A característica principal é a das contradições. Digo que além das contradições são as contradicções, que é justamente você misturar o mito com o contramito, o ancestral com o contemporâneo, aquilo que tem um espírito de sublime com o grotesco. Mais do que uma bipolaridade, é uma transpolaridade. Toda obra de criação mostra a sua cidade e tenta descobrir a poeticidade do local, seja ela sublime ou grotesca.
O que me impressiona no cinema pernambucano são as estéticas e os olhares múltiplos. Uma coisa que acho que é pernambucana é a visão polêmica das coisas. Isso faz parte da nossa cultura. Esses filmes estão fazendo sucesso porque têm um toque que não é consensual. Não existe consenso, existe polêmica.
Na cultura pernambucana de maneira geral, por exemplo com Alceu Valença, o manguebeat eo cinema, não há uma busca por um reconhecimento da indústria cultural. Isso não ocorre na cultura baianamais recente, por exemplo com o axé. Por que existe essa diferença?
Vou exemplificar. O filme Sete Corações (2014) traz sete autores de frevo de várias gerações. Esse filme termina no carnaval do Recife, mostrando o fenômeno da massa.
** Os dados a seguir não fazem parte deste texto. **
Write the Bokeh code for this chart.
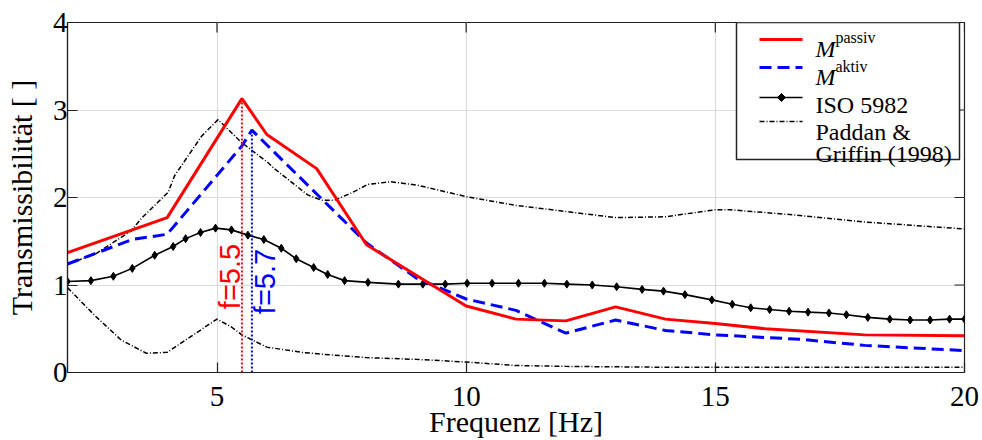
import math
from bokeh.plotting import figure
from bokeh.models import (Label, BoxAnnotation, Arrow, PolyAnnotation, FixedTicker)
from bokeh.embed import file_html
from bokeh.resources import INLINE

# ---------------- data ----------------
x_passiv = [2, 4, 5.5, 6, 7, 8, 10, 11, 12, 13, 14, 15, 16, 18, 20]
y_passiv = [1.37, 1.77, 3.13, 2.72, 2.33, 1.46, 0.76, 0.61, 0.59, 0.75, 0.61, 0.56, 0.50, 0.43, 0.42]

x_aktiv = [2, 3.3, 4, 5.5, 5.7, 8, 9, 10, 11, 12, 13, 14, 15, 16.7, 18, 20]
y_aktiv = [1.24, 1.52, 1.58, 2.59, 2.77, 1.48, 1.08, 0.84, 0.71, 0.45, 0.60, 0.48, 0.43, 0.38, 0.31, 0.25]

x_iso = [2.0, 2.47, 2.92, 3.30, 3.75, 4.12, 4.37, 4.67, 4.97, 5.29, 5.62, 5.94, 6.29, 6.59,
         6.94, 7.22, 7.56, 8.03, 8.64, 9.13, 9.58, 10.02, 10.52, 11.05, 11.57, 12.02, 12.53,
         13.02, 13.53, 13.96, 14.39, 14.93, 15.34, 15.71, 16.09, 16.48, 16.86, 17.28, 17.63,
         18.06, 18.50, 18.91, 19.31, 19.70, 20.0]
y_iso = [1.04, 1.05, 1.10, 1.19, 1.34, 1.44, 1.53, 1.60, 1.65, 1.63, 1.57, 1.52, 1.42, 1.30,
         1.20, 1.12, 1.05, 1.03, 1.01, 1.01, 1.01, 1.02, 1.02, 1.02, 1.02, 1.01, 1.00,
         0.98, 0.95, 0.93, 0.89, 0.83, 0.78, 0.74, 0.72, 0.70, 0.69, 0.68, 0.66,
         0.63, 0.61, 0.60, 0.60, 0.61, 0.61]

x_pg_upper = [2.0, 2.55, 3.28, 3.48, 4.02, 4.15, 4.69, 5.02, 5.49, 6.02, 6.15, 6.82, 7.09, 7.36,
              7.69, 8.03, 8.49, 9.03, 10.0, 11.0, 12.0, 13.0, 14.0, 15.0, 15.3, 16.6, 18.0, 20.0]
y_pg_upper = [1.24, 1.35, 1.62, 1.76, 2.06, 2.25, 2.70, 2.89, 2.63, 2.40, 2.33, 2.03, 1.97, 1.97,
              2.05, 2.15, 2.18, 2.14, 2.01, 1.91, 1.84, 1.77, 1.78, 1.86, 1.86, 1.80, 1.72, 1.64]

x_pg_lower = [2.0, 2.55, 3.08, 3.58, 4.0, 4.55, 5.0, 5.29, 5.5, 6.0, 6.7, 7.3, 8.0, 9.0, 10.0,
              11.0, 12.0, 14.0, 16.0, 18.0, 20.0]
y_pg_lower = [0.97, 0.65, 0.37, 0.22, 0.23, 0.44, 0.61, 0.52, 0.43, 0.29, 0.23, 0.20, 0.17, 0.15,
              0.12, 0.08, 0.07, 0.06, 0.06, 0.06, 0.06]

x_ticks = [5, 10, 15, 20]
y_ticks = [0, 1, 2, 3, 4]

# ---------------- styles ----------------
RED = "#ff0000"
BLUE = "#0000ff"
DARK = "#222222"
SERIF = "Liberation Serif"
SANS = "Liberation Sans"
X_MIN, X_MAX, Y_MIN, Y_MAX = 2, 20, 0, 4

p = figure(width=982, height=440, x_range=(X_MIN, X_MAX), y_range=(Y_MIN, Y_MAX),
           output_backend="svg", toolbar_location=None,
           min_border_left=67, min_border_right=18, min_border_top=22, min_border_bottom=64)
p.background_fill_color = "white"
p.border_fill_color = "white"
p.outline_line_color = DARK
p.outline_line_width = 1.2

# grid
p.xgrid.ticker = FixedTicker(ticks=x_ticks)
p.ygrid.ticker = FixedTicker(ticks=y_ticks)
p.xgrid.grid_line_color = "#dcdcdc"
p.ygrid.grid_line_color = "#dcdcdc"
p.xgrid.grid_line_width = 1.2
p.ygrid.grid_line_width = 1.2

def style_axis(ax, ticks):
    ax.ticker = FixedTicker(ticks=ticks)
    ax.major_tick_in = 10
    ax.major_tick_out = 0
    ax.minor_tick_line_color = None
    ax.major_tick_line_color = DARK
    ax.major_tick_line_width = 1.2
    ax.axis_line_color = DARK
    ax.axis_line_width = 1.2
    ax.major_label_text_font = SERIF
    ax.major_label_text_font_size = "29px"
    ax.major_label_text_color = "black"
    ax.axis_label_text_font = SERIF
    ax.axis_label_text_font_size = "30px"
    ax.axis_label_text_font_style = "normal"
    ax.axis_label_text_color = "black"

xa = p.xaxis[0]
style_axis(xa, x_ticks)
xa.axis_label = "Frequenz [Hz]"
xa.major_label_standoff = 14
xa.axis_label_standoff = -4

ya = p.yaxis[0]
style_axis(ya, y_ticks)
ya.axis_label = "Transmissibilität [ ]"
ya.major_label_standoff = 0
ya.axis_label_standoff = 12

# mirrored inward ticks on top and right edges (screen-length rays)
p.ray(x=x_ticks, y=[Y_MAX] * len(x_ticks), length=10, length_units="screen",
      angle=-math.pi / 2, line_color=DARK, line_width=1.2)
p.ray(x=[X_MAX] * len(y_ticks), y=y_ticks, length=10, length_units="screen",
      angle=math.pi, line_color=DARK, line_width=1.2)

# ---------------- data lines ----------------
p.line(x_pg_upper, y_pg_upper, line_color="black", line_width=1.5, line_dash="5 2 1 2")
p.line(x_pg_lower, y_pg_lower, line_color="black", line_width=1.5, line_dash="5 2 1 2")
p.line(x_iso, y_iso, line_color="black", line_width=1.6)
p.scatter(x_iso, y_iso, marker="diamond", size=8, fill_color="black", line_color="black")
p.line(x_aktiv, y_aktiv, line_color=BLUE, line_width=3, line_dash="12 6")
p.line(x_passiv, y_passiv, line_color=RED, line_width=3)

# peak markers
ip = max(range(len(y_passiv)), key=lambda i: y_passiv[i])
ia = max(range(len(y_aktiv)), key=lambda i: y_aktiv[i])
fp, yp = x_passiv[ip], y_passiv[ip]
fa, ya_ = x_aktiv[ia], y_aktiv[ia]
p.segment(x0=[fp], y0=[0], x1=[fp], y1=[yp], line_color=RED, line_width=2, line_dash="2 2")
p.segment(x0=[fa], y0=[0], x1=[fa], y1=[ya_], line_color=BLUE, line_width=2, line_dash="2 2")
p.add_layout(Label(x=fp, y=0, x_offset=-12, y_offset=96, angle=math.pi / 2,
                   text=f"f={fp}", text_font=SANS, text_font_size="29px",
                   text_color=RED, text_align="center", text_baseline="middle"))
p.add_layout(Label(x=fa, y=0, x_offset=13, y_offset=91, angle=math.pi / 2,
                   text=f"f={fa}", text_font=SANS, text_font_size="29px",
                   text_color=BLUE, text_align="center", text_baseline="middle"))

# ---------------- manual legend (screen units, origin = frame bottom-left) ----------------
L, R, T, B = 669, 892, 350, 213
p.add_layout(BoxAnnotation(left=L, right=R, top=T, bottom=B,
                           left_units="screen", right_units="screen",
                           top_units="screen", bottom_units="screen",
                           fill_color="white", fill_alpha=1.0,
                           line_color=DARK, line_alpha=1.0, line_width=1.5))
gx0, gx1 = 692, 735
def legend_line(sy, color, width, dash="solid"):
    p.add_layout(Arrow(end=None, x_start=gx0, y_start=sy, x_end=gx1, y_end=sy,
                       start_units="screen", end_units="screen",
                       line_color=color, line_width=width, line_dash=dash))

legend_line(333, RED, 3)
legend_line(305, BLUE, 3, "12 6")
legend_line(275, "black", 1.6)
legend_line(251, "black", 1.5, "5 2 1 2")
mx, my, md = 714, 275, 4
p.add_layout(PolyAnnotation(xs=[mx - md, mx, mx + md, mx], ys=[my, my + md, my, my - md],
                            xs_units="screen", ys_units="screen",
                            fill_color="black", fill_alpha=1, line_color="black", line_alpha=1))

tx = 748
def legend_text(x, y, text, size="24px", style="normal"):
    p.add_layout(Label(x=x, y=y, x_units="screen", y_units="screen", text=text,
                       text_font=SERIF, text_font_size=size, text_font_style=style,
                       text_color="black", text_baseline="alphabetic", text_align="left"))

legend_text(tx, 324, "M", style="italic")
legend_text(tx + 20, 335, "passiv", size="16px")
legend_text(tx, 296, "M", style="italic")
legend_text(tx + 20, 306, "aktiv", size="16px")
legend_text(tx, 268, "ISO 5982")
legend_text(tx, 241, "Paddan &")
legend_text(tx, 219, "Griffin (1998)")

open("out.html", "w").write(file_html(p, INLINE))
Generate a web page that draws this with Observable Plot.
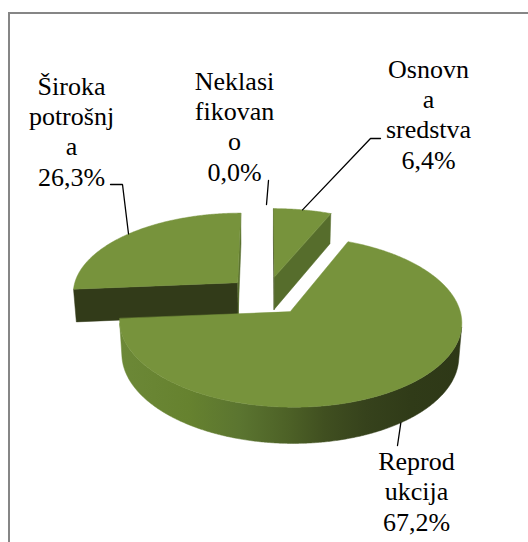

Escrevi que esse filme veio ultrapassar os recalques diante dos axés, porque aqui o pessoal implicava muito que o axé dominava o carnaval, e ao mesmo tempo as emissoras radiofônicas da Bahia e de Salvador tocam a música baiana, mas aqui a música, o frevo, não toca.
São coisas de cada cultura. Moral da história: se houvesse uma visão empresarial da coisa, esse filme poderia ser uma propaganda do carnaval de Recife e de Pernambuco. É um problema de divulgação, de marketing, porque a cultura hoje tem que pensar no marketing. Sem o marketing não existe.
Essa contribuição do cinema pernambucano, que mostra uma realidade de fora da visão do eixo Rio-São Paulo, é resultado de um Brasil contemporâneo?
E também das divisões culturais. Por exemplo, por que a Bahia, que tem cineastas incríveis na nova geração, não conseguiu ter a repercussão que o daqui teve? Aí entra um problema de marketing, entra a ligação entre cineastas e o pessoal da imprensa do Rio e de São Paulo. O cinema de Pernambuco conseguiu, realmente.
O fundo setorial para financiamento de audiovisual influenciou esse desenvolvimento em Pernambuco?
Todos os estados têm esse financiamento, mas aqui isso foi muito cobrado. É interessante porque nos últimos anos as autoridades perceberam a importância desse setor do audiovisual para o próprio país. Há uma percepção de que o audiovisual conta a história e leva o país de uma maneira muito forte e muito fácil para diversos lugares.